What does Acts 16:24 mean?
After expelling a fortune-telling demon from a slave girl, Paul and Silas are charged by her owners with promoting unlawful customs. They are doing exactly that: spreading Christianity, a religion not authorized by the Roman Empire. A crowd attacks them, and the magistrates order the police to beat them with rods and throw them in prison (Acts 16:16–23).Paul must see the irony in this. He, too, abused and imprisoned Jesus-followers (Acts 22:19; 26:10–11). Now Paul is in a Roman city, surrounded by family, regional, and national gods, none of which exist, and he is imprisoned for preaching about the one true God. Paul knows God could free him and Silas in an instant, but he also knows that he and Silas have the capability to arrange for their own rescue. They are Roman citizens. Everything that has happened to them—the beatings, the chains, and the prison—is strictly illegal. At most, they should be under house arrest until given a chance at a fair trial.

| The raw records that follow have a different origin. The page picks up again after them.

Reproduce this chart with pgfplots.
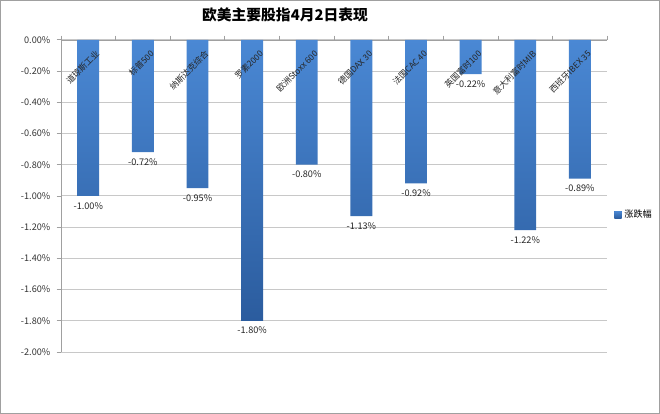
\documentclass[border=0pt]{standalone}
\usepackage{pgfplots}
\pgfplotsset{compat=1.18}
\usepackage{fontspec}
\setmainfont{Noto Sans CJK SC}
\definecolor{barTop}{HTML}{4A88D4}
\definecolor{barBot}{HTML}{2B5C9E}
\definecolor{gridc}{HTML}{C8C8C8}
\definecolor{axc}{HTML}{A0A0A0}
\begin{document}
\begin{tikzpicture}[x=0.025cm,y=0.025cm]
% outer frame, 660 x 414 px
\draw[draw=axc,line width=0.6pt] (0.5,0.5) rectangle (659.5,413.5);
\node[font=\fontsize{10.5}{11}\selectfont\bfseries] at (285,399) {欧美主要股指4月2日表现};
\begin{axis}[
    at={(1.525cm,1.55cm)}, anchor=south west,
    scale only axis,
    width=13.65cm, height=7.8cm,
    ymin=-2, ymax=0,
    xmin=-0.5, xmax=9.5,
    ytick={-2,-1.8,...,0},
    xtick={-0.5,0.5,...,9.5},
    xticklabels={},
    axis y line*=left,
    axis x line*=top,
    axis line style={draw=axc},
    tick style={draw=axc, line width=0.5pt},
    major tick length=3pt,
    tick align=outside,
    ymajorgrids,
    grid style={draw=gridc, line width=0.6pt},
    yticklabel={\pgfmathprintnumber[fixed,fixed zerofill,precision=2]{\tick}\%},
    /pgf/number format/assume math mode=true,
    tick label style={font=\fontsize{6.5}{7}\selectfont, text=black!80},
    yticklabel style={xshift=-1pt},
    ybar, bar width=0.4,
    nodes near coords={\pgfmathprintnumber[fixed,fixed zerofill,precision=2]{\pgfplotspointmeta}\%},
    every node near coord/.append style={font=\fontsize{6.5}{7}\selectfont, text=black!85, yshift=-1pt},
    clip=false,
    legend style={at={(1.01,0.44)}, anchor=west, draw=none, fill=none,
        font=\fontsize{6.5}{7}\selectfont, inner sep=1pt},
    legend image code/.code={\fill[barTop!60!barBot] (0cm,-0.09cm) rectangle (0.18cm,0.09cm);},
]
\addplot[draw=none, top color=barTop, bottom color=barBot, shading angle=0] coordinates {
    (0,-1.00) (1,-0.72) (2,-0.95) (3,-1.80) (4,-0.80)
    (5,-1.13) (6,-0.92) (7,-0.22) (8,-1.22) (9,-0.89)
};
\addlegendentry{涨跌幅}
\foreach \i/\lab in {0/道琼斯工业,1/标普500,2/纳斯达克综合,3/罗素2000,4/欧洲Stoxx 600,
    5/德国DAX 30,6/法国CAC 40,7/英国富时100,8/意大利富时MIB,9/西班牙IBEX 35}{
    \edef\tmp{\noexpand\node[rotate=45, anchor=north east, inner sep=0pt,
        font=\noexpand\fontsize{6}{7}\noexpand\selectfont, text=black!85]
        at (axis cs:\i+0.12,-0.06) {\lab};}
    \tmp
}
\end{axis}
\end{tikzpicture}
\end{document}
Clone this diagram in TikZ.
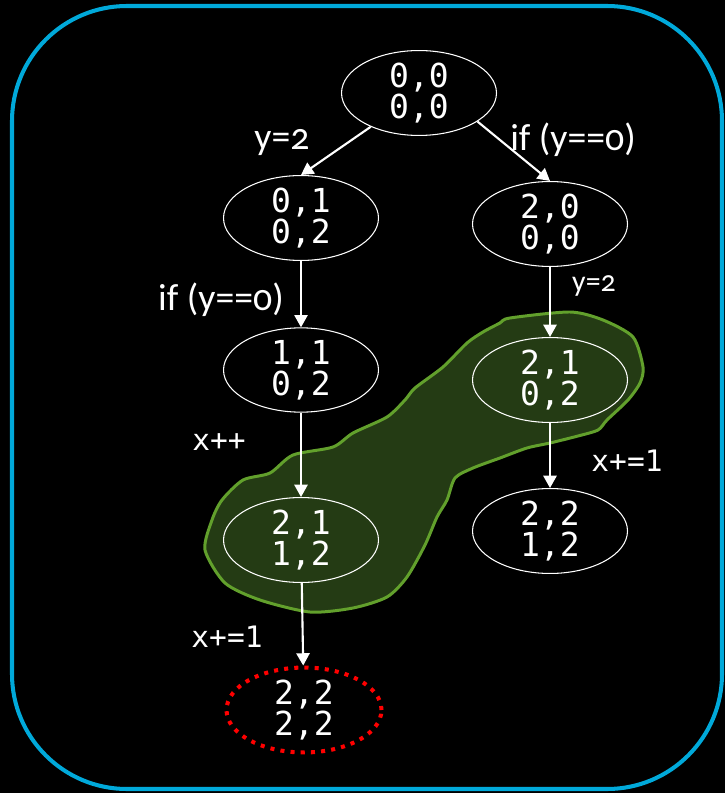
\documentclass[tikz,border=0pt]{standalone}
\usepackage{fontspec}
\setmainfont{Carlito}[Numbers=OldStyle]
\newfontfamily\codefont{DejaVu Sans Mono}
\usetikzlibrary{arrows.meta,shapes.geometric}
\definecolor{cFrame}{HTML}{00A9DA}
\definecolor{cBlobF}{HTML}{243B14}
\definecolor{cBlobD}{HTML}{62A02C}
\definecolor{cGoal}{HTML}{FF0000}
\tikzset{
  state/.style = {ellipse, draw=white, line width=0.6pt, minimum width=3.1cm,
                  minimum height=1.52cm, inner sep=0pt, text=white, align=center,
                  font=\codefont\fontsize{18.8}{15}\selectfont},
  goal/.style  = {state, draw=cGoal, line width=2.3pt, dash pattern=on 2.3pt off 3.5pt},
  trans/.style = {white, line width=1.2pt, -{Triangle[length=7pt,width=7.5pt]}},
  cond/.style  = {text=white, inner sep=0pt, font=\fontsize{21.5}{25}\selectfont},
  upd/.style   = {text=white, inner sep=0pt, font=\codefont\fontsize{16.8}{19}\selectfont},
  blob/.style  = {fill=cBlobF, draw=cBlobD, line width=1.7pt},
  frame/.style = {draw=cFrame, line width=2.3pt, rounded corners=2.3cm},
}
\begin{document}
\begin{tikzpicture}[x=0.02cm, y=-0.02cm]
  \fill[black] (0,0) rectangle (725,793);
  \useasboundingbox (0,0) rectangle (725,793);
  \draw[frame] (12,6) rectangle (722,789);
  % region of states sharing the same abstraction
  \draw[blob] plot[smooth cycle, tension=0.45] coordinates {
    (510,318) (570,312) (603,320) (633,337) (643,367) (640,383) (628,400)
    (607,420) (598,430) (578,436) (550,443) (527,448) (500,458) (473,468)
    (455,478) (447,500) (437,517) (425,545) (407,577) (387,597) (353,608)
    (310,612) (260,600) (225,583) (205,550) (212,520) (222,500) (243,480)
    (270,473) (293,455) (333,447) (353,433) (387,417) (405,400) (415,388)
    (443,367) (467,343) (483,332) (500,323)};
  \node[state] (s00) at (419,93) {0,0\\0,0};
  \node[state] (s01) at (301,218) {0,1\\0,2};
  \node[state] (s20) at (550,224) {2,0\\0,0};
  \node[state] (s11) at (301,370) {1,1\\0,2};
  \node[state] (s21r) at (550,380) {2,1\\0,2};
  \node[state] (s21l) at (301,540) {2,1\\1,2};
  \node[state] (s22r) at (550,531) {2,2\\1,2};
  \node[goal] (s22) at (304,710) {2,2\\2,2};
  \draw[trans] (s00.215) -- (s01.north);
  \draw[trans] (s00.334) -- (s20.north);
  \draw[trans] (s01) -- (s11);
  \draw[trans] (s20) -- (s21r);
  \draw[trans] (s11) -- (s21l);
  \draw[trans] (s21r) -- (s22r);
  \draw[trans] (s21l) -- (s22);
  \node[cond] (c1) at (282,143) {y=2};
  \node[cond] (c2) at (573,140) {if (y==0)};
  \node[cond] (c3) at (221,300) {if (y==0)};
  \node[cond, font=\fontsize{17}{20}\selectfont] (c4) at (594,286) {y=2};
  \node[upd] (u1) at (219,442) {x++};
  \node[upd] (u2) at (627,461) {x+=1};
  \node[upd] (u3) at (227,637) {x+=1};
\end{tikzpicture}
\end{document}
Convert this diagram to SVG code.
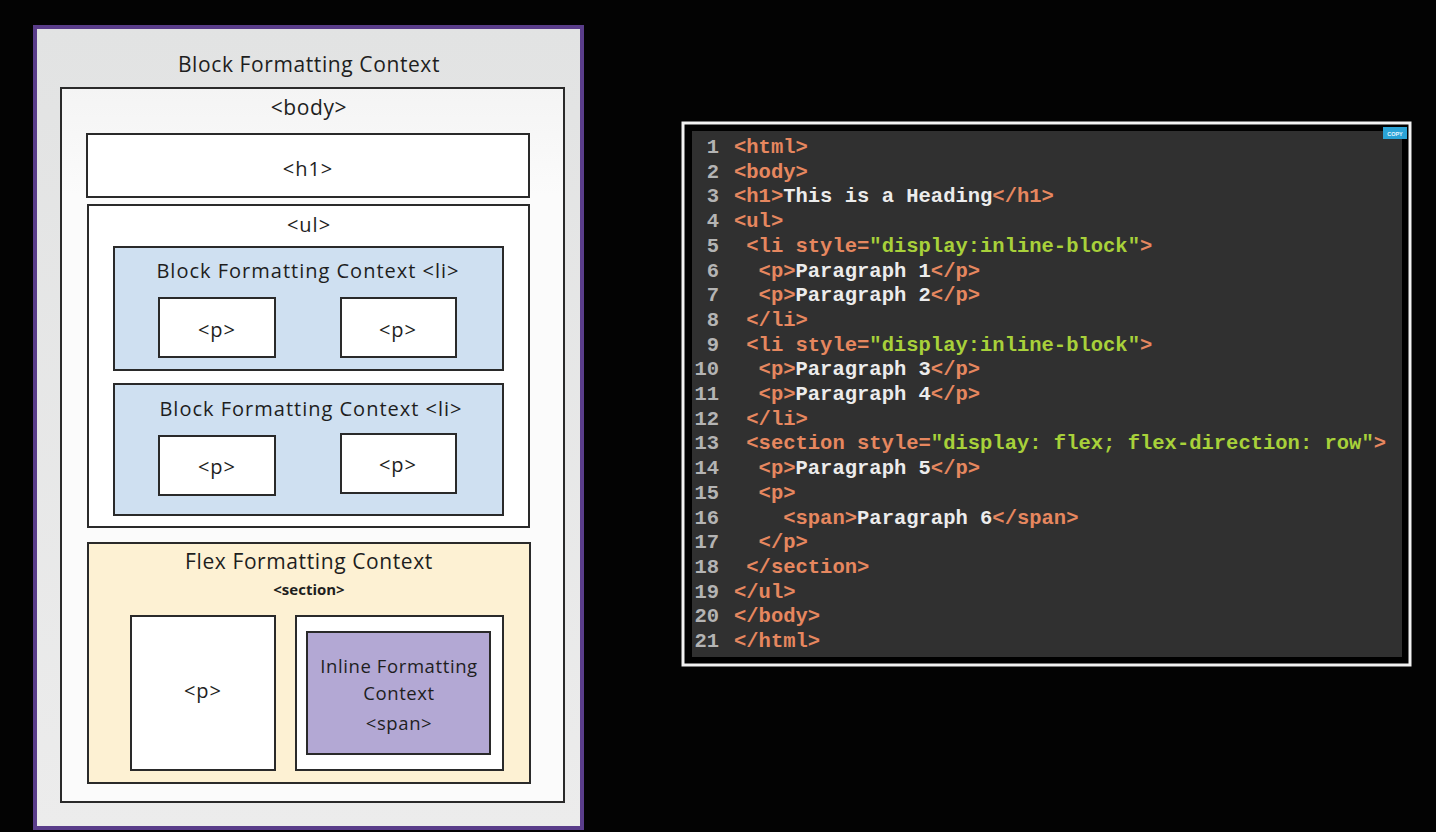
<svg xmlns="http://www.w3.org/2000/svg" width="1436" height="832" viewBox="0 0 1436 832">
<defs>
<linearGradient id="gOuter" x1="0" y1="0" x2="0" y2="1">
<stop offset="0" stop-color="#e2e3e3"/><stop offset="1" stop-color="#ececec"/>
</linearGradient>
<linearGradient id="gBody" x1="0" y1="0" x2="0" y2="1">
<stop offset="0" stop-color="#f4f4f4"/><stop offset="0.15" stop-color="#fbfbfb"/><stop offset="1" stop-color="#fbfbfb"/>
</linearGradient>
<style>
.box{stroke:#2a2a2a;stroke-width:2}
.lbl{font-family:"Open Sans","Liberation Sans",sans-serif;fill:#1e1e1e;text-anchor:middle;font-weight:500}
.t20{font-size:21px;letter-spacing:0.6px}
.t19{font-size:20px;letter-spacing:1px}
.sec{font-size:15px;font-weight:bold}
.code{font-family:"Liberation Mono","DejaVu Sans Mono",monospace;font-size:20.5px;font-weight:bold}
.num{fill:#b4b4b4;text-anchor:end;font-weight:bold}
.tg{fill:#e6875f}
.st{fill:#a8d13a}
.tx{fill:#ececec}
</style>
</defs>
<rect x="0" y="0" width="1436" height="832" fill="#030303"/>

<g id="bfc-root">
<rect x="35" y="27" width="547" height="801" fill="url(#gOuter)" stroke="#5a3d8a" stroke-width="4"/>
<text class="lbl t20" x="309" y="72">Block Formatting Context</text>
</g>

<g id="body">
<rect class="box" x="61" y="88" width="503" height="714" fill="url(#gBody)"/>
<text class="lbl t20" x="309" y="115">&lt;body&gt;</text>
</g>

<g id="h1">
<rect class="box" x="87" y="134" width="442" height="63" fill="#ffffff"/>
<text class="lbl t19" x="308" y="176">&lt;h1&gt;</text>
</g>

<g id="ul">
<rect class="box" x="88" y="205" width="441" height="322" fill="#ffffff"/>
<text class="lbl t19" x="309" y="232">&lt;ul&gt;</text>
</g>

<g id="li1">
<rect class="box" x="114" y="247" width="389" height="123" fill="#cfe0f1"/>
<text class="lbl t19" x="308" y="278">Block Formatting Context &lt;li&gt;</text>
</g>
<g id="p1">
<rect class="box" x="159" y="298" width="116" height="59" fill="#ffffff"/>
<text class="lbl t19" x="217" y="337">&lt;p&gt;</text>
</g>
<g id="p2">
<rect class="box" x="341" y="298" width="115" height="59" fill="#ffffff"/>
<text class="lbl t19" x="398" y="337">&lt;p&gt;</text>
</g>

<g id="li2">
<rect class="box" x="114" y="384" width="389" height="131" fill="#cfe0f1"/>
<text class="lbl t19" x="311" y="416">Block Formatting Context &lt;li&gt;</text>
</g>
<g id="p3">
<rect class="box" x="159" y="436" width="116" height="59" fill="#ffffff"/>
<text class="lbl t19" x="217" y="474">&lt;p&gt;</text>
</g>
<g id="p4">
<rect class="box" x="341" y="434" width="115" height="59" fill="#ffffff"/>
<text class="lbl t19" x="398" y="472">&lt;p&gt;</text>
</g>

<g id="flex">
<rect class="box" x="88" y="543" width="442" height="240" fill="#fdf1d3"/>
<text class="lbl t20" x="309" y="569">Flex Formatting Context</text>
<text class="lbl sec" x="309" y="595">&lt;section&gt;</text>
</g>
<g id="p5">
<rect class="box" x="131" y="616" width="144" height="154" fill="#ffffff"/>
<text class="lbl t19" x="203" y="698">&lt;p&gt;</text>
</g>
<g id="p6">
<rect class="box" x="296" y="616" width="207" height="154" fill="#ffffff"/>
</g>
<g id="span">
<rect class="box" x="307" y="632" width="183" height="122" fill="#b3a8d4"/>
<text class="lbl" x="399" y="673" font-size="18.5" letter-spacing="0.6">Inline Formatting</text>
<text class="lbl" x="399" y="700" font-size="18.5" letter-spacing="0.6">Context</text>
<text class="lbl" x="399" y="730" font-size="18.5" letter-spacing="0.6">&lt;span&gt;</text>
</g>

<g id="connectors"></g>

<g id="code-panel">
<rect x="683" y="123" width="727" height="542" fill="#000000" stroke="#f2f2f2" stroke-width="3"/>
<rect x="692" y="131" width="710" height="526" fill="#303030"/>
<rect x="1383" y="127" width="24" height="12" fill="#2ba3d6"/>
<text x="1395" y="135.5" font-family="Liberation Sans,sans-serif" font-size="5.5" font-weight="bold" fill="#e8f6ff" text-anchor="middle">COPY</text>

<g class="code">
<text class="num" x="719" y="153">1</text>
<text class="num" x="719" y="177.7">2</text>
<text class="num" x="719" y="202.4">3</text>
<text class="num" x="719" y="227.1">4</text>
<text class="num" x="719" y="251.8">5</text>
<text class="num" x="719" y="276.5">6</text>
<text class="num" x="719" y="301.2">7</text>
<text class="num" x="719" y="325.9">8</text>
<text class="num" x="719" y="350.6">9</text>
<text class="num" x="719" y="375.3">10</text>
<text class="num" x="719" y="400">11</text>
<text class="num" x="719" y="424.7">12</text>
<text class="num" x="719" y="449.4">13</text>
<text class="num" x="719" y="474.1">14</text>
<text class="num" x="719" y="498.8">15</text>
<text class="num" x="719" y="523.5">16</text>
<text class="num" x="719" y="548.2">17</text>
<text class="num" x="719" y="572.9">18</text>
<text class="num" x="719" y="597.6">19</text>
<text class="num" x="719" y="622.3">20</text>
<text class="num" x="719" y="647">21</text>

<text xml:space="preserve" x="734" y="153"><tspan class="tg">&lt;html&gt;</tspan></text>
<text xml:space="preserve" x="734" y="177.7"><tspan class="tg">&lt;body&gt;</tspan></text>
<text xml:space="preserve" x="734" y="202.4"><tspan class="tg">&lt;h1&gt;</tspan><tspan class="tx">This is a Heading</tspan><tspan class="tg">&lt;/h1&gt;</tspan></text>
<text xml:space="preserve" x="734" y="227.1"><tspan class="tg">&lt;ul&gt;</tspan></text>
<text xml:space="preserve" x="734" y="251.8"><tspan class="tg"> &lt;li style=</tspan><tspan class="st">"display:inline-block"</tspan><tspan class="tg">&gt;</tspan></text>
<text xml:space="preserve" x="734" y="276.5"><tspan class="tg">  &lt;p&gt;</tspan><tspan class="tx">Paragraph 1</tspan><tspan class="tg">&lt;/p&gt;</tspan></text>
<text xml:space="preserve" x="734" y="301.2"><tspan class="tg">  &lt;p&gt;</tspan><tspan class="tx">Paragraph 2</tspan><tspan class="tg">&lt;/p&gt;</tspan></text>
<text xml:space="preserve" x="734" y="325.9"><tspan class="tg"> &lt;/li&gt;</tspan></text>
<text xml:space="preserve" x="734" y="350.6"><tspan class="tg"> &lt;li style=</tspan><tspan class="st">"display:inline-block"</tspan><tspan class="tg">&gt;</tspan></text>
<text xml:space="preserve" x="734" y="375.3"><tspan class="tg">  &lt;p&gt;</tspan><tspan class="tx">Paragraph 3</tspan><tspan class="tg">&lt;/p&gt;</tspan></text>
<text xml:space="preserve" x="734" y="400"><tspan class="tg">  &lt;p&gt;</tspan><tspan class="tx">Paragraph 4</tspan><tspan class="tg">&lt;/p&gt;</tspan></text>
<text xml:space="preserve" x="734" y="424.7"><tspan class="tg"> &lt;/li&gt;</tspan></text>
<text xml:space="preserve" x="734" y="449.4"><tspan class="tg"> &lt;section style=</tspan><tspan class="st">"display: flex; flex-direction: row"</tspan><tspan class="tg">&gt;</tspan></text>
<text xml:space="preserve" x="734" y="474.1"><tspan class="tg">  &lt;p&gt;</tspan><tspan class="tx">Paragraph 5</tspan><tspan class="tg">&lt;/p&gt;</tspan></text>
<text xml:space="preserve" x="734" y="498.8"><tspan class="tg">  &lt;p&gt;</tspan></text>
<text xml:space="preserve" x="734" y="523.5"><tspan class="tg">    &lt;span&gt;</tspan><tspan class="tx">Paragraph 6</tspan><tspan class="tg">&lt;/span&gt;</tspan></text>
<text xml:space="preserve" x="734" y="548.2"><tspan class="tg">  &lt;/p&gt;</tspan></text>
<text xml:space="preserve" x="734" y="572.9"><tspan class="tg"> &lt;/section&gt;</tspan></text>
<text xml:space="preserve" x="734" y="597.6"><tspan class="tg">&lt;/ul&gt;</tspan></text>
<text xml:space="preserve" x="734" y="622.3"><tspan class="tg">&lt;/body&gt;</tspan></text>
<text xml:space="preserve" x="734" y="647"><tspan class="tg">&lt;/html&gt;</tspan></text>
</g>
</g>
</svg>
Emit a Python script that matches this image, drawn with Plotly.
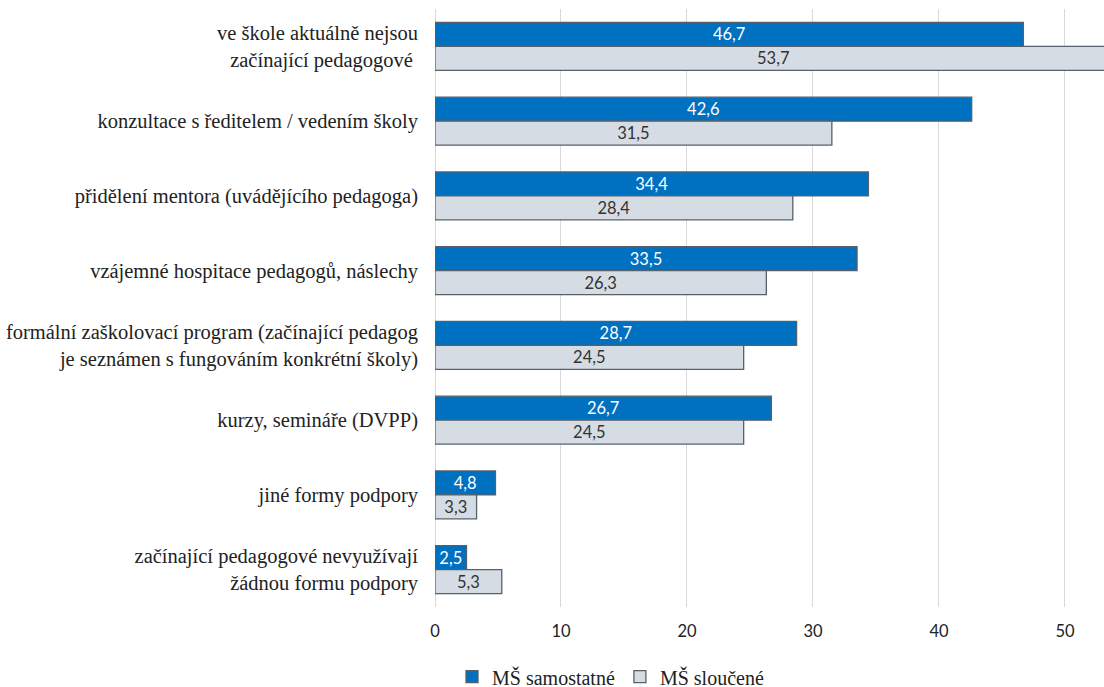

Despite the pain Paul and Silas must feel, they're not really worried about where they are. They start singing hymns and praying out loud. The other prisoners listen. In the middle of the night, a great earthquake opens all the cell doors and releases all the chains. The jailer assumes the prisoners have escaped. He knows his life is forfeit so he draws his sword to kill himself. Paul reassures him: no one has left; they are all accounted for. The jailer brings Paul and Silas to his home, washes their wounds, and accepts their God (Acts 16:25–34).
All that's left is to tell the magistrates what a horrible mistake they've made.